マイケルさん七変化
西洋の人名の多くは聖書の登場人物に由来します。例えば天使の中でも最も偉いとされる大天使「Michael(ミカエル)」の名は、
言語 | 綴り | 発音 | 例 |
英語 | Michael | マイケル | マイケル・ジャクソン(歌手) |
ドイツ語 | Michael | ミヒャエル | ミヒャエル・エンデ(作家) |
フランス語 | Michel | ミシェル | ミシェル・ド・ノストラダムス(予言家) |
ポルトガル語 | Miguel | ミゲル | 千々石ミゲル(少年使節) |
ロシア語 | Mikhail | ミハイル | ミハイル・ゴルバチョフ(政治家) |
と、言語によって様々に変化します。因みにイタリアの芸術家「Michelangelo(ミケランジェロ)」の名は「Michel」+「angelo(=天使)」で「天使ミカエル」の意味です。
英語のマイケルには「Mike(マイク、例:マイク・タイソン)」、「Mick(ミック、例:ミック・ジャガー)」、「Mickey(ミッキー、例:ミッキー・マウス)」などの愛称もありますね。ということは、ミッキーマウスの本名は「マイケル・マウス」だったりして?一方ロシアの「ミハイル」さんの愛称は「Misha(ミーシャ)」です。

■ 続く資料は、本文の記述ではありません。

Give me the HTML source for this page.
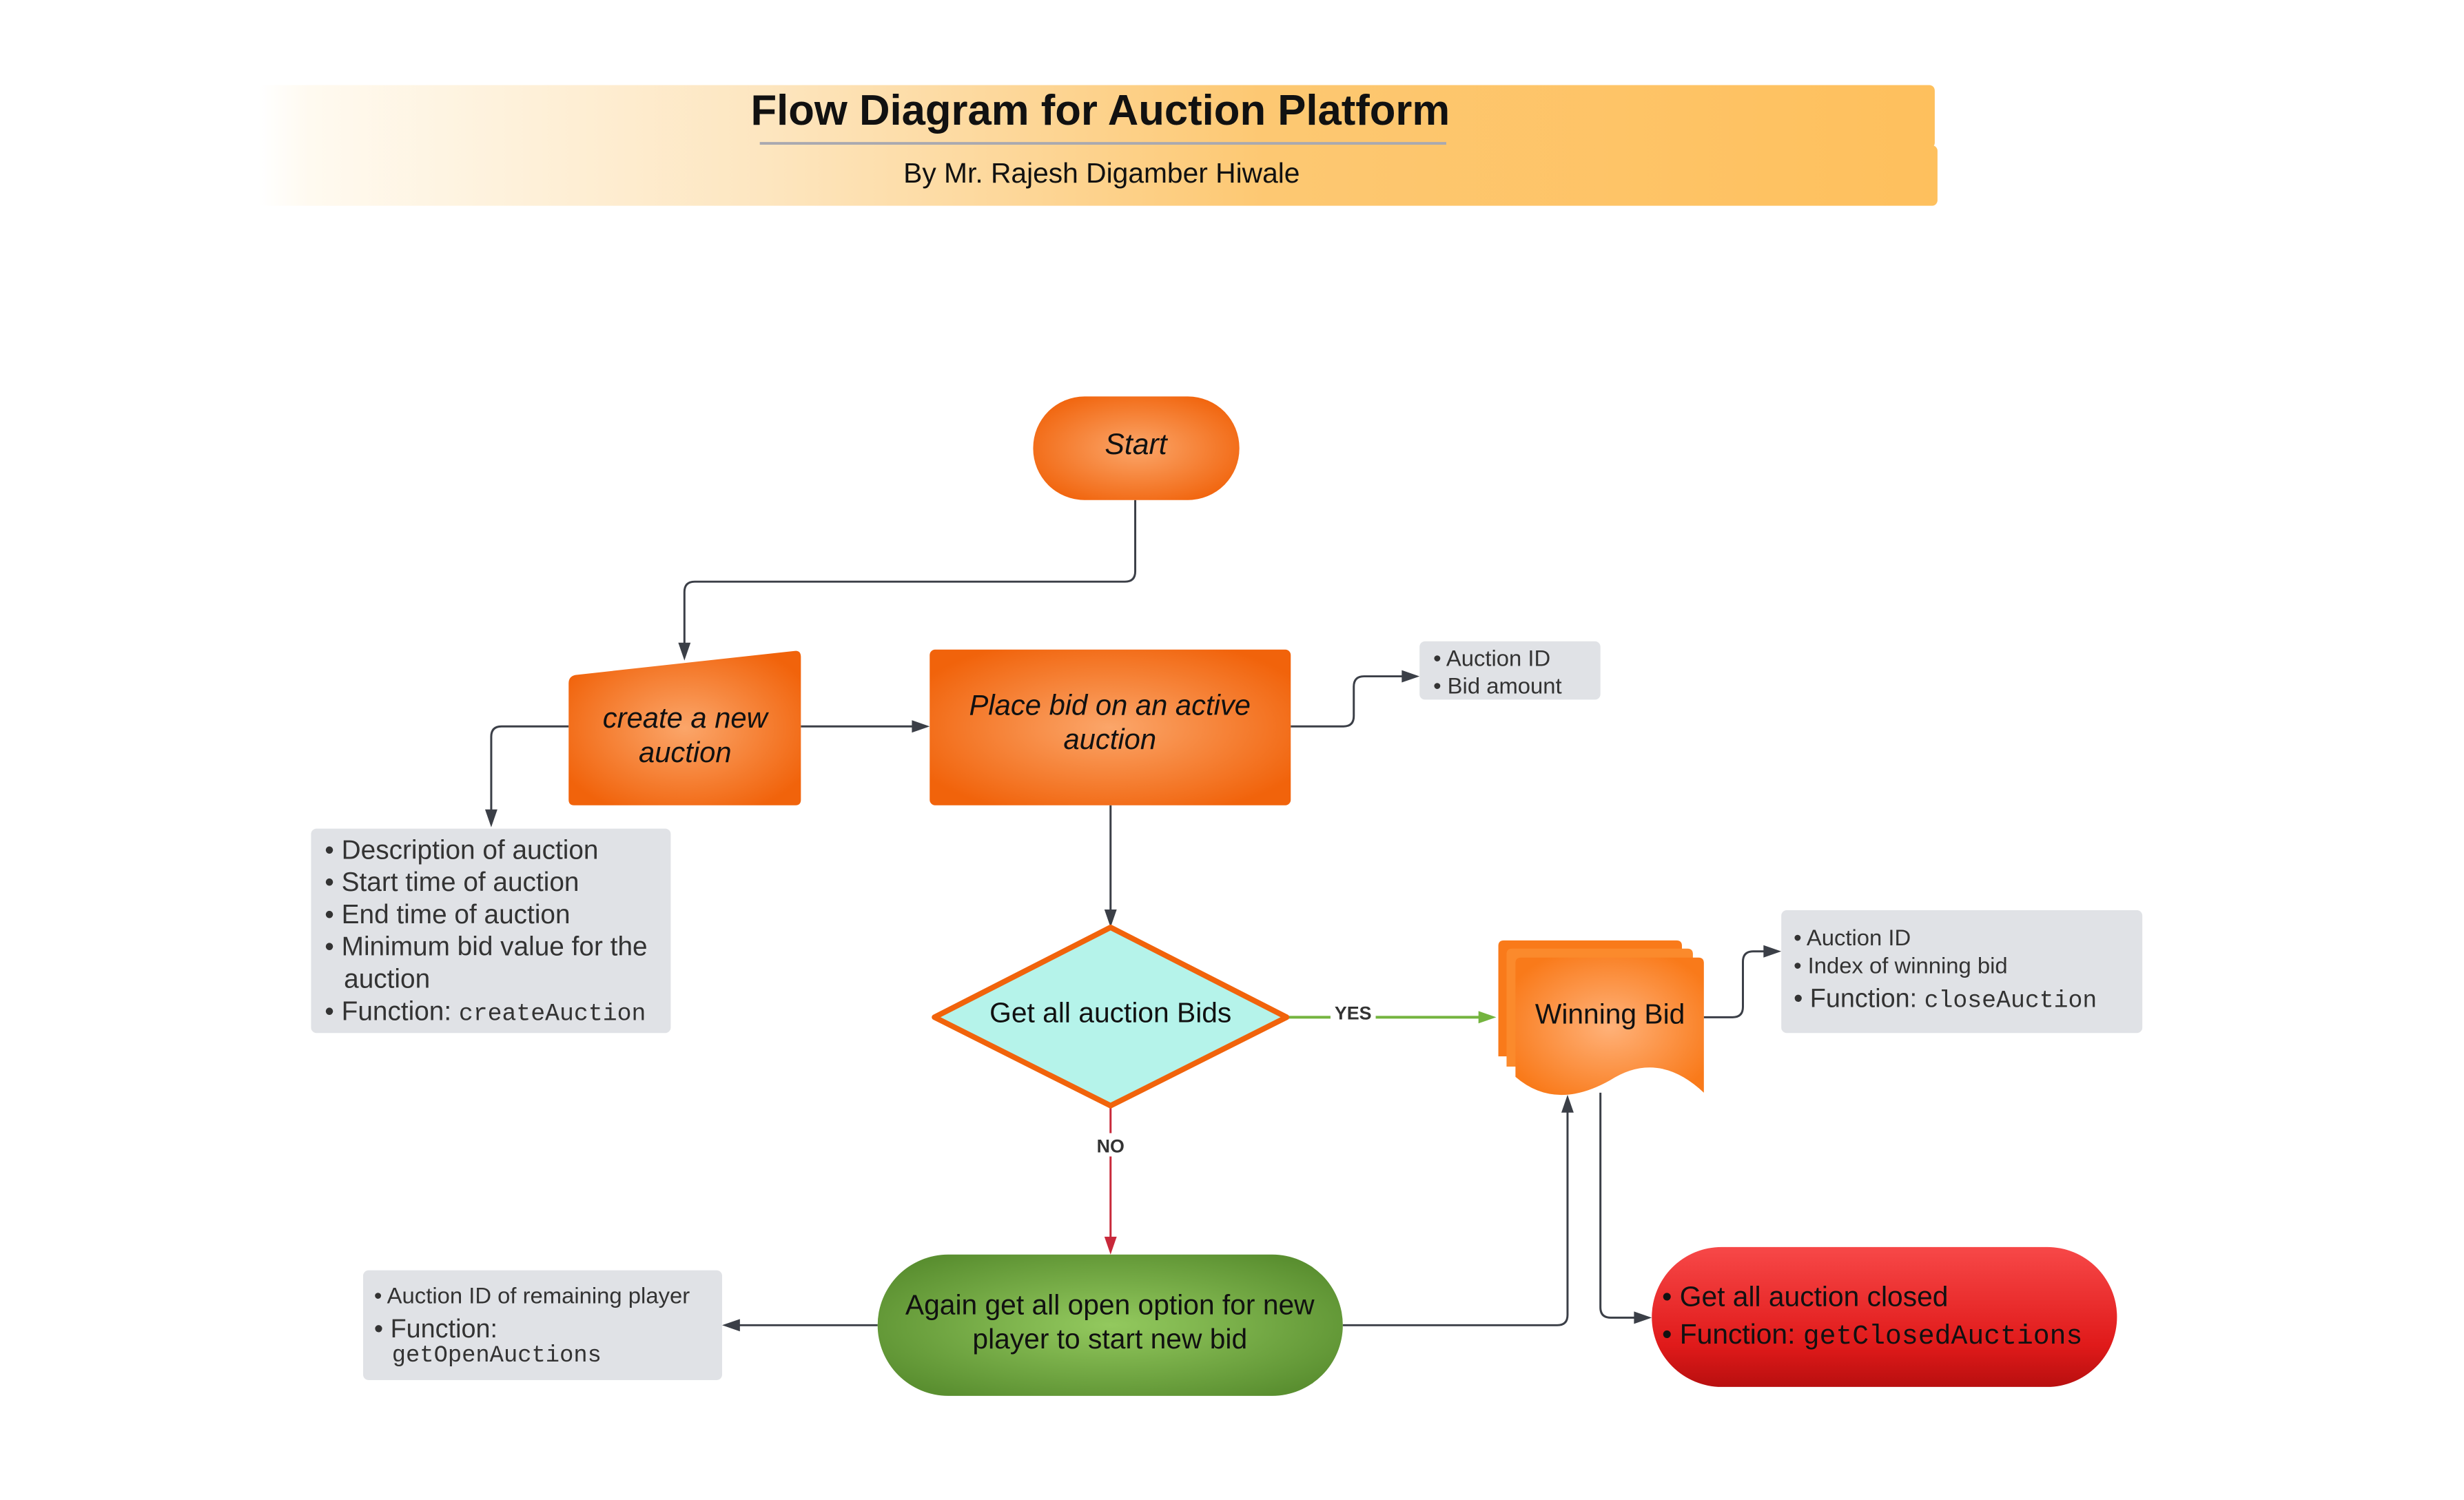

もっとすごいのが「ヨハネによる福音書」のヨハネさんです(関係ないけど「福音」はドイツ語で「Evangel(エヴァンゲル)」、「エヴァンゲリオン」の語源です)。
言語 | 綴り | 発音 | 例 |
英語 | John | ジョン | ジョン・F・ケネディ(政治家) |
アイルランド語 | Sean | ショーン | ショーン・コネリー(映画俳優) |
ドイツ語 | Johann | ヨハン | ヨハン・S・バッハ(作曲家) |
オランダ語 | Jan | ヤン | ヤン・ヨーステン(家康に仕えたオランダ人) |
フランス語 | Jean | ジャン | ジャン・J・ルソー(思想家) |
スペイン語 | Juan | フアン | フアン・A・サマランチ(IOC会長) |
イタリア語 | Giovanni | ジョヴァンニ | 「銀河鉄道の夜」(宮沢賢治)の主人公 |
ロシア語 | Ivan | イワン | 「イワンのばか」(トルストイ)の主人公 |
アルファベットの中でも「J」は比較的新しい文字で、言語によって様々に発音されていることが分かります。英語の「John(ジョン)」の綴りに「h」が入るのは「ヨハネ」さん譲りだったんですね。脱線ですが、東京中央区の「八重洲」は、ヤン・ヨーステンに因んで付けられました。
他の「〜による福音書」シリーズの皆さんも、「マタイ」が「Matthew(マシュー)」になったり、「マルコ」が「Mark(マーク)」になったりして、日本人にとっては何だかありがたみが半減するような気がします。「母をたずねて三千里」の主人公マルコの名も「マーク」だったらかなり印象が違いますね。英語で書かれた旅行ガイドは他の国の地名にまでこの変換を当てはめて、イタリアの「San Marco(サン・マルコ)」寺院のことを「Saint Mark(セイント・マーク)」と記述していたりするので、道に迷わないようにご注意!